Websense is a global leader in the field of web gateway software that enables web filtering, email security and data-loss prevention for businesses around the world.

Hodges, who was in Dublin recently, said that with the onset of cloud computing, the focus of CIOs today should be on making technology a more centralised IT environment.

“The cloud is the biggest trend in IT, along with virtualisation. We need to be analysing how we protect a more centralised computing environment.

“From a security perspective and protecting against when the bad guys attack, the focus should be on protecting the data rather than the infrastructure.

“For 12 of the past 15 years, CIOs have spent their money protecting the infrastructure element. That was fair enough because the hackers were going after the networks with worms and spam.

“But, about four years ago, the focus of hackers’ attacks started to shift from mischief-making to stealing information in order to monetise. This necessitates a shift in the focus of security policy and technology to protect the data, not just the wires and the device. This would be much easier in a centralised IT environment.”

Hodges acknowledged that many of the recent security scandals, both at home and abroad, have been around the loss of devices such as laptops, BlackBerrys and USB keys. The real panic hasn’t been the devices themselves, but the data they contain.

“Firms need to change IT policy to focus on protecting the data, as opposed to the infrastructure. In recessionary times, this can be a godsend because it simplifies and removes cost.

“When you focus on data as the core asset, you can begin to be more selective about what you want to protect. The truth is, most corporate data is not truly critical. You lose a file, it can be backed up. Whereas if that file were a press release with quarterly results, and the file got taken and released, the damage to the company would be immense in terms of disclosure and insider-trading ramifications.

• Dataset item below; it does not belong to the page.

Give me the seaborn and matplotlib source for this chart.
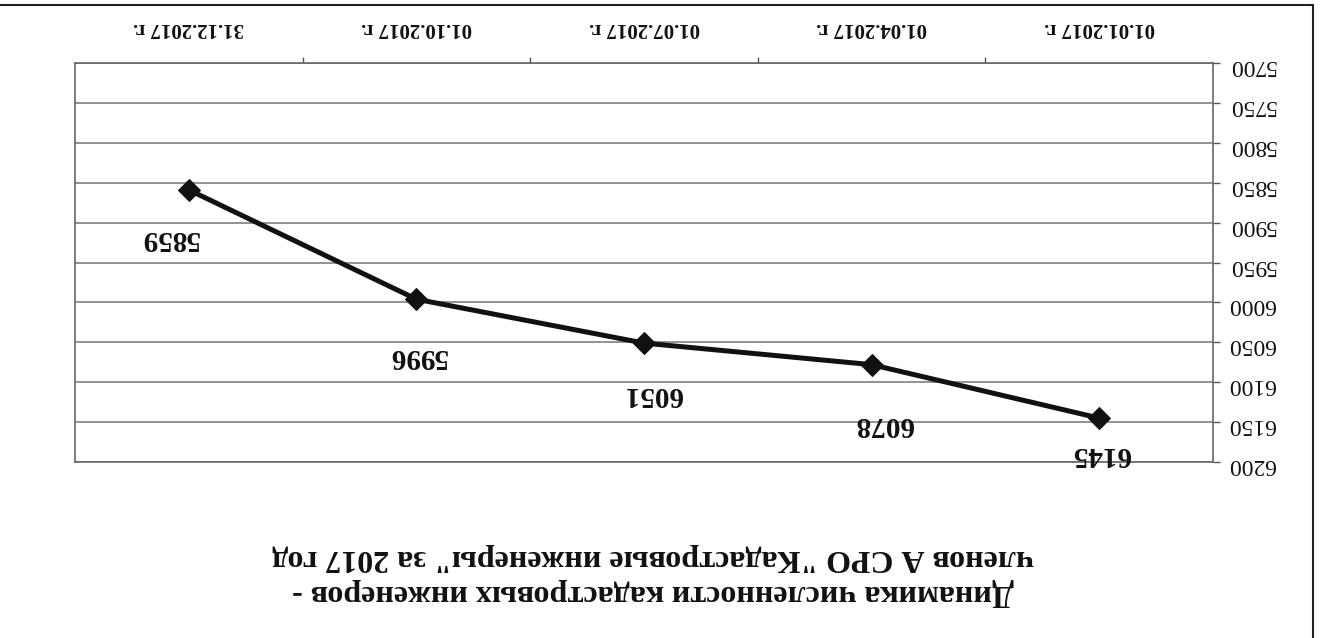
import matplotlib
matplotlib.use("Agg")
import matplotlib.pyplot as plt
import seaborn as sns
import pandas as pd
from matplotlib.lines import Line2D

# ---- data ----
dates = ["01.01.2017 г.", "01.04.2017 г.", "01.07.2017 г.", "01.10.2017 г.", "31.12.2017 г."]
members = [6145, 6078, 6051, 5996, 5859]
y_ticks = [5700, 5750, 5800, 5850, 5900, 5950, 6000, 6050, 6100, 6150, 6200]
title_lines = ["Динамика численности кадастровых инженеров -",
               "членов А СРО \"Кадастровые инженеры\" за 2017 год"]

# label offsets (points) as placed in the reference
label_offsets = [(1, -26), (9, -43), (6, -37), (1, -41), (-14, -35)]

sns.set_theme(style="white")
plt.rcParams["font.family"] = ["Liberation Serif", "DejaVu Serif"]

W, H = 1327, 638
fig = plt.figure(figsize=(W / 100, H / 100), dpi=100)
fig.patch.set_facecolor("white")
ax = fig.add_axes([75 / W, 1 - 462 / H, (1213 - 75) / W, (462 - 63) / H])

df = pd.DataFrame({"date": dates, "members": members})
sns.lineplot(data=df, x="date", y="members", ax=ax, sort=False,
             color="#111111", lw=3.6, marker="D", markersize=11,
             markeredgecolor="#111111", markerfacecolor="#111111")

# upside-down layout (reference is rotated 180 degrees)
ax.set_xlim(len(dates) - 0.5, -0.5)
ax.set_ylim(y_ticks[-1], y_ticks[0])
ax.set_xlabel("")
ax.set_ylabel("")

ax.set_yticks(y_ticks)
ax.set_yticklabels([str(v) for v in y_ticks], rotation=180, fontsize=17, color="#111111")
ax.yaxis.tick_right()
ax.yaxis.grid(True, color="#8a8a8a", lw=1.3)
ax.xaxis.grid(False)

ax.xaxis.tick_top()
ax.set_xticks(range(len(dates)))
ax.set_xticklabels(dates, rotation=180, fontsize=15, fontweight="bold", color="#111111")
ax.set_xticks([i + 0.5 for i in range(len(dates) - 1)], minor=True)
ax.tick_params(axis="x", which="major", length=0, pad=18)
ax.tick_params(axis="x", which="minor", length=4, width=1, color="#555555", top=True, bottom=False)
ax.tick_params(axis="y", which="major", length=5, width=1, color="#555555", pad=6, right=True, left=False)

for s in ax.spines.values():
    s.set_color("#666666")
    s.set_linewidth(1.2)

for i, v in enumerate(members):
    ax.annotate(str(v), (i, v), xytext=label_offsets[i], textcoords="offset points",
                ha="center", va="center", rotation=180,
                fontsize=21, fontweight="bold", color="#111111")

fig.text(653 / W, 1 - 575 / H, "\n".join(title_lines), rotation=180,
         ha="center", va="center", fontsize=23, fontweight="bold",
         color="#111111", linespacing=1.3)

# outer chart-area border (top and right edges visible in the scan)
fig.add_artist(Line2D([0, 1313 / W], [1 - 5 / H, 1 - 5 / H], transform=fig.transFigure,
                      color="#222222", lw=1.5))
fig.add_artist(Line2D([1313 / W, 1313 / W], [0, 1 - 5 / H], transform=fig.transFigure,
                      color="#222222", lw=1.5))

fig.savefig("out.png", dpi=100, facecolor="white")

“Our advice to business managers is to have a serious chat with the CIO or IT manager about what data you want to protect. Then start to marshal your resources to provide high assurance that the essential information can be protected.”

According to Hodges, the security technology of today allows IT managers and users to put the right privileges on who can touch a document; if it is emailed, whether it has to be encrypted before it is sent, and what physical servers it can sit on and what outside locations it can go to.

“CIOs should spend less aggressively in infrastructure protection but more in data-oriented protection.

“It’s about the data, stupid! Firm,s especially in these lean times, should understand the futility of ubiquitous perimeter protection. It’s just too complicated in a changing world.

“What’s needed is something that can protect data from a policy point of view, that’s what IT needs to deliver on,” he concluded.